I’ll have to say I just snagged it on something.
Only when she finished did she realize he had been gazing down at her, his grey face expressionless.

‘I have never met a Beetle before,’ he began. Still kneeling by him, she suddenly felt very uncertain, awkward. ‘I hope they are not all like you.’

‘Why?’ she asked, but he had turned to the cooling water and dropped something into it, some sharp-smelling herbs. He had his dagger to hand, she noticed, and for a second her heart froze, but he was just using it to stir the pot.

He could have killed me at any time.
The moment she had finished, he could have thrust the knife into her neck. She felt furious with herself for not thinking of it, and pitifully relieved that he had not struck her.

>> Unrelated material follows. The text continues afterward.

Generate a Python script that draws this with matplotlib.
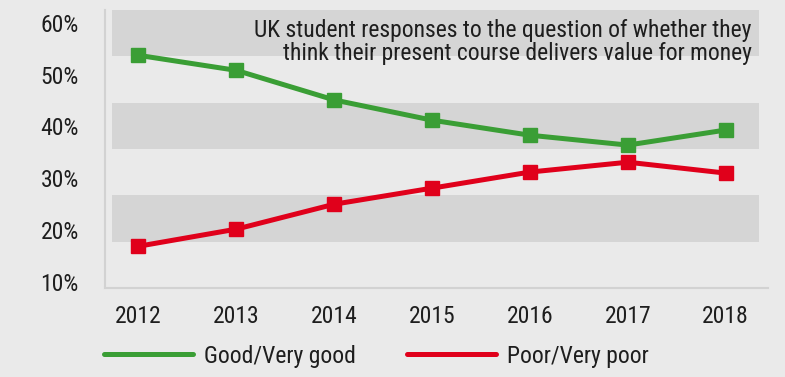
import matplotlib.pyplot as plt
from matplotlib import font_manager

years = [2012, 2013, 2014, 2015, 2016, 2017, 2018]
good = [53.7, 50.8, 45.1, 41.2, 38.3, 36.4, 39.3]
poor = [16.9, 20.2, 25.0, 28.1, 31.2, 33.1, 31.0]
y_ticks = [10, 20, 30, 40, 50, 60]
title = ("UK student responses to the question of whether they\n"
         "think their present course delivers value for money")

# the original uses a condensed sans, pick one if there is any
files = [f.fname for f in font_manager.fontManager.ttflist]
pick = None
for key in ['RobotoCondensed-Regular', 'Roboto_Condensed-Regular', 'LiberationSansNarrow-Regular',
            'DejaVuSansCondensed.ttf', 'OpenSans_Condensed-Regular', 'OpenSansCondensed']:
    hits = [p for p in files if key in p]
    if hits:
        pick = hits[0]
        break
if pick:
    font_manager.fontManager.addfont(pick)
    name = font_manager.FontProperties(fname=pick).get_name()
    plt.rcParams['font.family'] = [name, 'DejaVu Sans']
    plt.rcParams['font.stretch'] = 'condensed'
else:
    plt.rcParams['font.family'] = ['DejaVu Sans']

BG = '#eaeaea'
BAND = '#d5d5d5'
GREEN = '#3a9e35'
RED = '#e0001b'
TXT = '#1e1e1e'
FS = 17

fig = plt.figure(figsize=(7.85, 3.77), dpi=100, facecolor=BG)
ax = fig.add_axes([0.134, 0.236, 0.844, 0.737])
ax.set_facecolor(BG)

y0, y1 = 8.85, 62.4
step = (y1 - y0) / 6
for i in (1, 3, 5):
    ax.axhspan(y0 + i * step, y0 + (i + 1) * step, xmin=0.01, xmax=0.987,
               color=BAND, lw=0, zorder=0)

ax.plot(years, good, color=GREEN, lw=3.6, marker='s', ms=10, label='Good/Very good', zorder=3)
ax.plot(years, poor, color=RED, lw=3.6, marker='s', ms=10, label='Poor/Very poor', zorder=3)

ax.set_xlim(2011.66, 2018.43)
ax.set_ylim(y0, y1)
ax.set_xticks(years)
ax.set_yticks(y_ticks)
ax.set_yticklabels([f'{v}%' for v in y_ticks])
ax.tick_params(length=0, labelsize=FS, colors=TXT)
ax.tick_params(axis='x', pad=12)
ax.tick_params(axis='y', pad=19)

for s in ['top', 'right']:
    ax.spines[s].set_visible(False)
for s in ['left', 'bottom']:
    ax.spines[s].set_color('#d2d2d2')
    ax.spines[s].set_linewidth(1.5)

fig.text(752 / 785, 1 - 19 / 377, title, ha='right', va='top',
         fontsize=FS, color=TXT, linespacing=1.0)

leg = fig.legend(loc='center left', bbox_to_anchor=(104 / 785, 1 - 356 / 377),
                 bbox_transform=fig.transFigure, ncol=2, frameon=False,
                 fontsize=FS, handlelength=3.75, handletextpad=0.5, columnspacing=2.15,
                 borderpad=0, borderaxespad=0)
for h in leg.get_lines():
    h.set_marker('')
    h.set_linewidth(3.6)
    h.set_solid_capstyle('round')
for t in leg.get_texts():
    t.set_color(TXT)

fig.savefig('out.png', dpi=100, facecolor=BG)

‘Because I have fought your kind, I have killed your kind, but I would not wish to kill someone like you.’ His voice was level, emotionless. He tore a swatch of cloth from his already tattered tunic and dipped it in the pungent water before pressing it to his wound, saturating the bandages.

‘Killed my kind . . . ?’

He looked at her sharply. ‘Those who would have killed me,’ he said simply. ‘You must have guessed it.’ Whatever he had put in the water obviously stung his wound sharply and he winced as he removed the cloth. ‘Do you have a name, Beetlechild?’

‘Cheerwell,’ she said. ‘Cheerwell Maker.’ He arched an eyebrow at that. ‘It’s a perfectly good name,’ she continued, giving him a frown. ‘People call me Che.’

He paused a long moment, the reply slow in coming. ‘I am Achaeos and you have my thanks. The omens warned me that our work of last night would not end as I expected. I am grateful that you have found a way to fulfil that.’

‘Omens . . . ?’ she said helplessly. ‘You took part in that raid because of omens?’

‘No, despite them.’ He slung the cloth back into the water. ‘What will
you
do now?’

‘Go back into the house and try to forget this ever happened,’ she said firmly, though she knew that she would remember Achaeos for a very long time. She realized that she was on her knees, which were starting to hurt. She began to shift, and he put a hand out to help her up.

Standing, she held on to it for a second longer. It was calloused in strange places, and she guessed it was an archer’s hand.

‘I cannot fly, not until I have rested further. I will leave here tonight, I think, if I can.’

She nodded. ‘I . . . I think that would be best.’

As she left the stables she paused a moment to lean against the closed door. She felt strangely detached from the real world, as though it had all been some dream.
How could something so unusual happen to someone like me?
Still, the tingle of his hand in hers remained to vouch for it.

She could see a party of men from Helleron, either on their way to the house or the mines. More soldiers for tonight’s defence. She hoped that Elias would have finished his business here by then. She did not want another night of bloodshed on her conscience, not now she had met the enemy.